What to do:
Leaving out every picture, copy the lines of the data exactly, from the first through the line containing "const stageLabelTheta = 1.5e-4;".
--
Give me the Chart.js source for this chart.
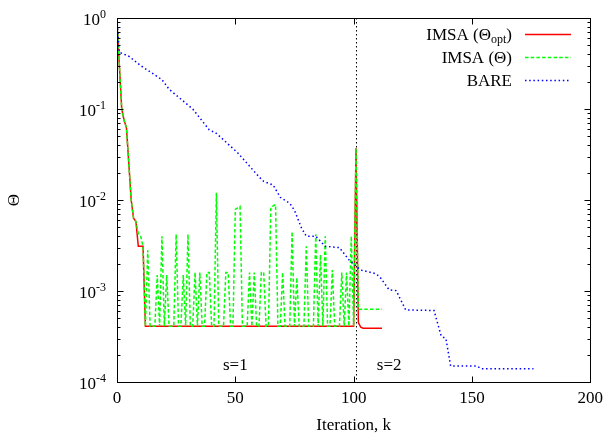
<!DOCTYPE html>
<html>
<head>
<meta charset="utf-8">
<script src="https://cdn.jsdelivr.net/npm/chart.js@4.4.1/dist/chart.umd.min.js"></script>
<style>html,body{margin:0;padding:0;background:#fff}canvas{display:block}</style>
</head>
<body>
<canvas id="c" width="609" height="440"></canvas>
<script>
const FONT = 'Liberation Serif';
const FS = 17;

// ---- tick labels / annotations ----
const xTicks = [0, 50, 100, 150, 200];
const yDecadeExps = [-4, -3, -2, -1, 0];
const stageSwitchK = 101;
const stageLabels = ['s=1', 's=2'];
const stageLabelK = [50, 115];
const stageLabelTheta = 1.5e-4;

// ---- series labels ----
const seriesLabels = ['IMSA (\u0398opt)', 'IMSA (\u0398)', 'BARE'];

// ---- IMSA (Theta_opt): line vertices (iteration, value) ----
const optK     = [0, 1, 2, 3, 4, 5, 6, 7, 8, 9, 10, 11, 12, 100, 101, 102, 103, 104, 112];
const optTheta = [0.9, 0.3, 0.1, 0.075, 0.062, 0.025, 0.01, 0.0063, 0.0058, 0.0031, 0.0031, 0.0031,
                  0.00041, 0.00041, 0.037, 0.00045, 0.0004, 0.00039, 0.00039];

// ---- IMSA (Theta): one value per iteration k = 0..112 ----
const imsaTheta = [
  0.9, 0.3, 0.1, 0.075, 0.062, 0.025, 0.01, 0.0063, 0.0058, 0.0043,      // 0-9
  0.004, 0.0031, 0.00041, 0.0028, 0.00041, 0.00041, 0.00041, 0.0015, 0.00041, 0.004, // 10-19
  0.00041, 0.0015, 0.00041, 0.00041, 0.00041, 0.0042, 0.00041, 0.00041, 0.0015, 0.00041, // 20-29
  0.0042, 0.00041, 0.00041, 0.0016, 0.00041, 0.0016, 0.00041, 0.00041, 0.0016, 0.0016, // 30-39
  0.00041, 0.00041, 0.012, 0.00041, 0.00041, 0.00041, 0.0016, 0.0016, 0.00041, 0.00041, // 40-49
  0.0079, 0.0082, 0.0085, 0.00041, 0.00041, 0.00041, 0.0016, 0.00041, 0.0016, 0.00041, // 50-59
  0.00041, 0.0016, 0.0016, 0.00041, 0.00041, 0.0083, 0.0086, 0.0089, 0.00041, 0.00041, // 60-69
  0.0016, 0.00041, 0.00041, 0.00041, 0.0045, 0.00041, 0.0014, 0.00041, 0.00041, 0.00041, // 70-79
  0.0031, 0.00041, 0.00041, 0.00041, 0.0042, 0.00041, 0.0025, 0.00041, 0.004, 0.00041, // 80-89
  0.00041, 0.0017, 0.00041, 0.00041, 0.00041, 0.0016, 0.00041, 0.0016, 0.00041, 0.004, // 90-99
  0.00041, 0.037, 0.00063, 0.00063, 0.00063, 0.00063, 0.00063, 0.00063, 0.00063, 0.00063, // 100-109
  0.00063, 0.00063, 0.00063                                                   // 110-112
];

// ---- BARE: line vertices (iteration, value) ----
const bareK     = [0, 1, 5, 10, 19, 22, 32, 39, 42, 51, 60, 62, 66, 69, 73, 75, 78, 80, 84, 88,
                   94, 98, 103, 109, 111, 115, 118, 122, 134, 137, 139, 141, 152, 154, 176];
const bareTheta = [0.95, 0.42, 0.38, 0.30, 0.21, 0.165, 0.1, 0.059, 0.054, 0.033, 0.018, 0.016,
                   0.0146, 0.0107, 0.0092, 0.0077, 0.0049, 0.0040, 0.0040, 0.0031, 0.0030, 0.0022,
                   0.0017, 0.00156, 0.00144, 0.00103, 0.00101, 0.00062, 0.00061, 0.00032, 0.00030,
                   0.00015, 0.00015, 0.00014, 0.00014];

const toPts = (ks, vs) => ks.map((k, i) => ({x: k, y: vs[i]}));

const decor = {
  id: 'decor',
  beforeDatasetsDraw(chart) {
    const {ctx, chartArea: a, scales: {x}} = chart;
    ctx.save();
    ctx.strokeStyle = '#000';
    ctx.lineWidth = 1;
    ctx.setLineDash([1.5, 2.5]);
    const px = Math.round(x.getPixelForValue(stageSwitchK)) + 0.5;
    ctx.beginPath(); ctx.moveTo(px, a.top); ctx.lineTo(px, a.bottom); ctx.stroke();
    ctx.restore();
  },
  afterDraw(chart) {
    const {ctx, chartArea: a, scales: {x, y}} = chart;
    ctx.save();
    ctx.strokeStyle = '#000';
    ctx.lineWidth = 1;
    ctx.setLineDash([]);
    const L = Math.round(a.left) + 0.5, R = Math.round(a.right) + 0.5;
    const T = Math.round(a.top) + 0.5, B = Math.round(a.bottom) + 0.5;
    ctx.strokeRect(L, T, R - L, B - T);
    // x ticks (inward, mirrored)
    ctx.beginPath();
    xTicks.forEach(v => {
      const px = Math.round(x.getPixelForValue(v)) + 0.5;
      ctx.moveTo(px, B); ctx.lineTo(px, B - 6);
      ctx.moveTo(px, T); ctx.lineTo(px, T + 6);
    });
    // y ticks
    yDecadeExps.forEach(e => {
      const py = Math.round(y.getPixelForValue(Math.pow(10, e))) + 0.5;
      ctx.moveTo(L, py); ctx.lineTo(L + 6, py);
      ctx.moveTo(R, py); ctx.lineTo(R - 6, py);
      if (e < 0) {
        for (let m = 2; m <= 9; m++) {
          const pm = Math.round(y.getPixelForValue(m * Math.pow(10, e))) + 0.5;
          ctx.moveTo(L, pm); ctx.lineTo(L + 3, pm);
          ctx.moveTo(R, pm); ctx.lineTo(R - 3, pm);
        }
      }
    });
    ctx.stroke();
    // y tick labels 10^e
    ctx.fillStyle = '#000';
    ctx.textBaseline = 'alphabetic';
    yDecadeExps.forEach(e => {
      const py = y.getPixelForValue(Math.pow(10, e));
      const expStr = e === 0 ? '0' : '-' + Math.abs(e);
      ctx.font = '12px ' + FONT;
      const ew = ctx.measureText(expStr).width;
      const right = a.left - 11;
      ctx.textAlign = 'left';
      ctx.fillText(expStr, right - ew, py + 0);
      ctx.font = FS + 'px ' + FONT;
      ctx.textAlign = 'right';
      ctx.fillText('10', right - ew, py + 7);
    });
    // stage labels
    ctx.font = FS + 'px ' + FONT;
    ctx.textAlign = 'center';
    ctx.textBaseline = 'middle';
    stageLabels.forEach((s, i) => {
      ctx.fillText(s, x.getPixelForValue(stageLabelK[i]), y.getPixelForValue(stageLabelTheta));
    });
    // legend (gnuplot style: right-aligned text, then sample line)
    const rows = [34.5, 57.5, 80.5];
    const textRight = 512, lineX0 = 525, lineX1 = 571;
    chart.data.datasets.forEach((ds, i) => {
      const ry = rows[i];
      let parts;
      if (i === 0) parts = [{t: 'IMSA (\u0398', s: FS, dy: 0}, {t: 'opt', s: 12, dy: 3}, {t: ')', s: FS, dy: 0}];
      else parts = [{t: ds.label, s: FS, dy: 0}];
      let total = 0;
      parts.forEach(p => { ctx.font = p.s + 'px ' + FONT; p.w = ctx.measureText(p.t).width; total += p.w; });
      let cx = textRight - total;
      ctx.textAlign = 'left';
      ctx.textBaseline = 'alphabetic';
      parts.forEach(p => { ctx.font = p.s + 'px ' + FONT; ctx.fillText(p.t, cx, ry + 5.5 + p.dy); cx += p.w; });
      ctx.strokeStyle = ds.borderColor;
      ctx.lineWidth = ds.borderWidth;
      ctx.setLineDash(ds.borderDash || []);
      ctx.beginPath(); ctx.moveTo(lineX0, ry); ctx.lineTo(lineX1, ry); ctx.stroke();
    });
    ctx.restore();
  }
};

new Chart(document.getElementById('c'), {
  type: 'scatter',
  data: {
    datasets: [
      {label: seriesLabels[0], data: toPts(optK, optTheta), showLine: true, borderColor: '#ff0000',
       borderWidth: 1.5, pointRadius: 0, order: 3},
      {label: seriesLabels[1], data: imsaTheta.map((v, k) => ({x: k, y: v})), showLine: true, borderColor: '#00ff00',
       borderWidth: 1.5, borderDash: [3.5, 2.2], pointRadius: 0, order: 2},
      {label: seriesLabels[2], data: toPts(bareK, bareTheta), showLine: true, borderColor: '#0000ff',
       borderWidth: 1.5, borderDash: [1.5, 2.7], pointRadius: 0, order: 1}
    ]
  },
  options: {
    responsive: false,
    animation: false,
    devicePixelRatio: 1,
    layout: {padding: {left: 0, right: 17, top: 18, bottom: 0}},
    plugins: {legend: {display: false}, tooltip: {enabled: false}},
    elements: {line: {tension: 0}},
    scales: {
      x: {
        type: 'linear', min: 0, max: 200,
        grid: {display: false, drawTicks: false},
        border: {display: false},
        ticks: {stepSize: 50, maxRotation: 0, autoSkip: false, padding: 6, color: '#000',
                font: {family: FONT, size: FS}},
        title: {display: true, text: 'Iteration, k', color: '#000', font: {family: FONT, size: FS},
                padding: {top: 0, bottom: 4}},
        afterFit(s) { s.height = 58; }
      },
      y: {
        type: 'logarithmic', min: 1e-4, max: 1,
        grid: {display: false, drawTicks: false},
        border: {display: false},
        ticks: {display: false},
        title: {display: true, text: '\u0398', color: '#000', font: {family: FONT, size: FS},
                padding: {top: 4, bottom: 0}},
        afterFit(s) { s.width = 117; }
      }
    }
  },
  plugins: [decor]
});
</script>
</body>
</html>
--
Response to this task:
Give me the Chart.js source for this chart.
<!DOCTYPE html>
<html>
<head>
<meta charset="utf-8">
<script src="https://cdn.jsdelivr.net/npm/chart.js@4.4.1/dist/chart.umd.min.js"></script>
<style>html,body{margin:0;padding:0;background:#fff}canvas{display:block}</style>
</head>
<body>
<canvas id="c" width="609" height="440"></canvas>
<script>
const FONT = 'Liberation Serif';
const FS = 17;

// ---- tick labels / annotations ----
const xTicks = [0, 50, 100, 150, 200];
const yDecadeExps = [-4, -3, -2, -1, 0];
const stageSwitchK = 101;
const stageLabels = ['s=1', 's=2'];
const stageLabelK = [50, 115];
const stageLabelTheta = 1.5e-4;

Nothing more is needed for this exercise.